— START OF SUPPLIED DATA —
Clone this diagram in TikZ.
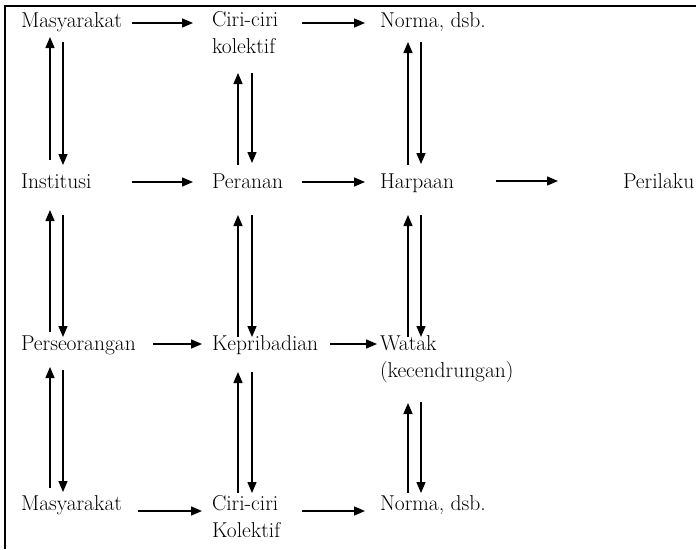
\documentclass[tikz,border=0pt]{standalone}
\usepackage{fontspec}
\usetikzlibrary{arrows.meta}
\begin{document}
\begin{tikzpicture}[x=1pt,y=-1pt,
  lbl/.style={anchor=base west,inner sep=0pt,outer sep=0pt,align=left,
    font=\fontsize{21.5}{26.5}\selectfont},
  arr/.style={line width=1.4pt,-{Triangle[length=11pt,width=9pt]}},
  frameline/.style={line width=2pt}]
\useasboundingbox (0,0) rectangle (696,549);
% open frame: top edge and left edge
\draw[frameline] (696,6) -- (5,6) -- (5,549);

% row 1 (two-line labels are placed by the baseline of their last line)
\node[lbl] (m1) at (21,27) {Masyarakat};
\node[lbl] (c1) at (212,53) {Ciri-ciri\\kolektif};
\node[lbl] (n1) at (380,27) {Norma, dsb.};
% row 2
\node[lbl] (i2) at (21,188) {Institusi};
\node[lbl] (p2) at (212,188) {Peranan};
\node[lbl] (h2) at (380,188) {Harpaan};
\node[lbl] (b2) at (623,188) {Perilaku};
% row 3
\node[lbl] (s3) at (21,350) {Perseorangan};
\node[lbl] (k3) at (212,350) {Kepribadian};
\node[lbl] (w3) at (380,377) {Watak\\(kecendrungan)};
% row 4
\node[lbl] (m4) at (21,510) {Masyarakat};
\node[lbl] (c4) at (212,537) {Ciri-ciri\\Kolektif};
\node[lbl] (n4) at (380,510) {Norma, dsb.};

% horizontal connectors
\draw[arr] ([xshift=111pt,yshift=4pt]m1.base west) -- ([xshift=-19pt,yshift=30pt]c1.base west);
\draw[arr] ([xshift=90pt,yshift=30pt]c1.base west) -- ([xshift=-15pt,yshift=4pt]n1.base west);
\draw[arr] ([xshift=111pt,yshift=6pt]i2.base west) -- ([xshift=-19pt,yshift=6pt]p2.base west);
\draw[arr] ([xshift=90pt,yshift=6pt]p2.base west) -- ([xshift=-15pt,yshift=6pt]h2.base west);
\draw[arr] ([xshift=116pt,yshift=7pt]h2.base west) -- ([xshift=-65pt,yshift=7pt]b2.base west);
\draw[arr] ([xshift=132pt,yshift=6pt]s3.base west) -- ([xshift=-10pt,yshift=6pt]k3.base west);
\draw[arr] ([xshift=118pt,yshift=6pt]k3.base west) -- ([xshift=-3pt,yshift=33pt]w3.base west);
\draw[arr] ([xshift=117pt,yshift=-1pt]m4.base west) -- ([xshift=-10pt,yshift=26pt]c4.base west);
\draw[arr] ([xshift=90pt,yshift=26pt]c4.base west) -- ([xshift=-15pt,yshift=-1pt]n4.base west);

% vertical connector pairs, rows 1 and 2
\draw[arr] ([xshift=29pt,yshift=28pt]i2.base west) -- ([xshift=29pt,yshift=-10pt]m1.base west);
\draw[arr] ([xshift=42pt,yshift=-15pt]m1.base west) -- ([xshift=42pt,yshift=23pt]i2.base west);
\draw[arr] ([xshift=26pt,yshift=23pt]p2.base west) -- ([xshift=26pt,yshift=-20pt]c1.base west);
\draw[arr] ([xshift=40pt,yshift=-20pt]c1.base west) -- ([xshift=40pt,yshift=25pt]p2.base west);
\draw[arr] ([xshift=28pt,yshift=23pt]h2.base west) -- ([xshift=28pt,yshift=-15pt]n1.base west);
\draw[arr] ([xshift=41pt,yshift=-15pt]n1.base west) -- ([xshift=41pt,yshift=24pt]h2.base west);

% vertical connector pairs, rows 2 and 3
\draw[arr] ([xshift=29pt,yshift=18pt]s3.base west) -- ([xshift=29pt,yshift=-22pt]i2.base west);
\draw[arr] ([xshift=42pt,yshift=-27pt]i2.base west) -- ([xshift=42pt,yshift=13pt]s3.base west);
\draw[arr] ([xshift=26pt,yshift=13pt]k3.base west) -- ([xshift=26pt,yshift=-27pt]p2.base west);
\draw[arr] ([xshift=40pt,yshift=-27pt]p2.base west) -- ([xshift=40pt,yshift=13pt]k3.base west);
\draw[arr] ([xshift=28pt,yshift=40pt]w3.base west) -- ([xshift=28pt,yshift=-27pt]h2.base west);
\draw[arr] ([xshift=41pt,yshift=-27pt]h2.base west) -- ([xshift=41pt,yshift=40pt]w3.base west);

% vertical connector pairs, rows 3 and 4
\draw[arr] ([xshift=29pt,yshift=22pt]m4.base west) -- ([xshift=29pt,yshift=-17pt]s3.base west);
\draw[arr] ([xshift=42pt,yshift=-20pt]s3.base west) -- ([xshift=42pt,yshift=18pt]m4.base west);
\draw[arr] ([xshift=26pt,yshift=44pt]c4.base west) -- ([xshift=26pt,yshift=-22pt]k3.base west);
\draw[arr] ([xshift=40pt,yshift=-22pt]k3.base west) -- ([xshift=40pt,yshift=44pt]c4.base west);
\draw[arr] ([xshift=28pt,yshift=17pt]n4.base west) -- ([xshift=28pt,yshift=-26pt]w3.base west);
\draw[arr] ([xshift=41pt,yshift=-25pt]w3.base west) -- ([xshift=41pt,yshift=17pt]n4.base west);
\end{tikzpicture}
\end{document}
— END OF SUPPLIED DATA —
Without the pictures, copy the material exactly as given.

Clone this diagram in TikZ.
\documentclass[tikz,border=0pt]{standalone}
\usepackage{fontspec}
\usetikzlibrary{arrows.meta}
\begin{document}
\begin{tikzpicture}[x=1pt,y=-1pt,
  lbl/.style={anchor=base west,inner sep=0pt,outer sep=0pt,align=left,
    font=\fontsize{21.5}{26.5}\selectfont},
  arr/.style={line width=1.4pt,-{Triangle[length=11pt,width=9pt]}},
  frameline/.style={line width=2pt}]
\useasboundingbox (0,0) rectangle (696,549);
% open frame: top edge and left edge
\draw[frameline] (696,6) -- (5,6) -- (5,549);

% row 1 (two-line labels are placed by the baseline of their last line)
\node[lbl] (m1) at (21,27) {Masyarakat};
\node[lbl] (c1) at (212,53) {Ciri-ciri\\kolektif};
\node[lbl] (n1) at (380,27) {Norma, dsb.};
% row 2
\node[lbl] (i2) at (21,188) {Institusi};
\node[lbl] (p2) at (212,188) {Peranan};
\node[lbl] (h2) at (380,188) {Harpaan};
\node[lbl] (b2) at (623,188) {Perilaku};
% row 3
\node[lbl] (s3) at (21,350) {Perseorangan};
\node[lbl] (k3) at (212,350) {Kepribadian};
\node[lbl] (w3) at (380,377) {Watak\\(kecendrungan)};
% row 4
\node[lbl] (m4) at (21,510) {Masyarakat};
\node[lbl] (c4) at (212,537) {Ciri-ciri\\Kolektif};
\node[lbl] (n4) at (380,510) {Norma, dsb.};

% horizontal connectors
\draw[arr] ([xshift=111pt,yshift=4pt]m1.base west) -- ([xshift=-19pt,yshift=30pt]c1.base west);
\draw[arr] ([xshift=90pt,yshift=30pt]c1.base west) -- ([xshift=-15pt,yshift=4pt]n1.base west);
\draw[arr] ([xshift=111pt,yshift=6pt]i2.base west) -- ([xshift=-19pt,yshift=6pt]p2.base west);
\draw[arr] ([xshift=90pt,yshift=6pt]p2.base west) -- ([xshift=-15pt,yshift=6pt]h2.base west);
\draw[arr] ([xshift=116pt,yshift=7pt]h2.base west) -- ([xshift=-65pt,yshift=7pt]b2.base west);
\draw[arr] ([xshift=132pt,yshift=6pt]s3.base west) -- ([xshift=-10pt,yshift=6pt]k3.base west);
\draw[arr] ([xshift=118pt,yshift=6pt]k3.base west) -- ([xshift=-3pt,yshift=33pt]w3.base west);
\draw[arr] ([xshift=117pt,yshift=-1pt]m4.base west) -- ([xshift=-10pt,yshift=26pt]c4.base west);
\draw[arr] ([xshift=90pt,yshift=26pt]c4.base west) -- ([xshift=-15pt,yshift=-1pt]n4.base west);

% vertical connector pairs, rows 1 and 2
\draw[arr] ([xshift=29pt,yshift=28pt]i2.base west) -- ([xshift=29pt,yshift=-10pt]m1.base west);
\draw[arr] ([xshift=42pt,yshift=-15pt]m1.base west) -- ([xshift=42pt,yshift=23pt]i2.base west);
\draw[arr] ([xshift=26pt,yshift=23pt]p2.base west) -- ([xshift=26pt,yshift=-20pt]c1.base west);
\draw[arr] ([xshift=40pt,yshift=-20pt]c1.base west) -- ([xshift=40pt,yshift=25pt]p2.base west);
\draw[arr] ([xshift=28pt,yshift=23pt]h2.base west) -- ([xshift=28pt,yshift=-15pt]n1.base west);
\draw[arr] ([xshift=41pt,yshift=-15pt]n1.base west) -- ([xshift=41pt,yshift=24pt]h2.base west);

% vertical connector pairs, rows 2 and 3
\draw[arr] ([xshift=29pt,yshift=18pt]s3.base west) -- ([xshift=29pt,yshift=-22pt]i2.base west);
\draw[arr] ([xshift=42pt,yshift=-27pt]i2.base west) -- ([xshift=42pt,yshift=13pt]s3.base west);
\draw[arr] ([xshift=26pt,yshift=13pt]k3.base west) -- ([xshift=26pt,yshift=-27pt]p2.base west);
\draw[arr] ([xshift=40pt,yshift=-27pt]p2.base west) -- ([xshift=40pt,yshift=13pt]k3.base west);
\draw[arr] ([xshift=28pt,yshift=40pt]w3.base west) -- ([xshift=28pt,yshift=-27pt]h2.base west);
\draw[arr] ([xshift=41pt,yshift=-27pt]h2.base west) -- ([xshift=41pt,yshift=40pt]w3.base west);

% vertical connector pairs, rows 3 and 4
\draw[arr] ([xshift=29pt,yshift=22pt]m4.base west) -- ([xshift=29pt,yshift=-17pt]s3.base west);
\draw[arr] ([xshift=42pt,yshift=-20pt]s3.base west) -- ([xshift=42pt,yshift=18pt]m4.base west);
\draw[arr] ([xshift=26pt,yshift=44pt]c4.base west) -- ([xshift=26pt,yshift=-22pt]k3.base west);
\draw[arr] ([xshift=40pt,yshift=-22pt]k3.base west) -- ([xshift=40pt,yshift=44pt]c4.base west);
\draw[arr] ([xshift=28pt,yshift=17pt]n4.base west) -- ([xshift=28pt,yshift=-26pt]w3.base west);
\draw[arr] ([xshift=41pt,yshift=-25pt]w3.base west) -- ([xshift=41pt,yshift=17pt]n4.base west);
\end{tikzpicture}
\end{document}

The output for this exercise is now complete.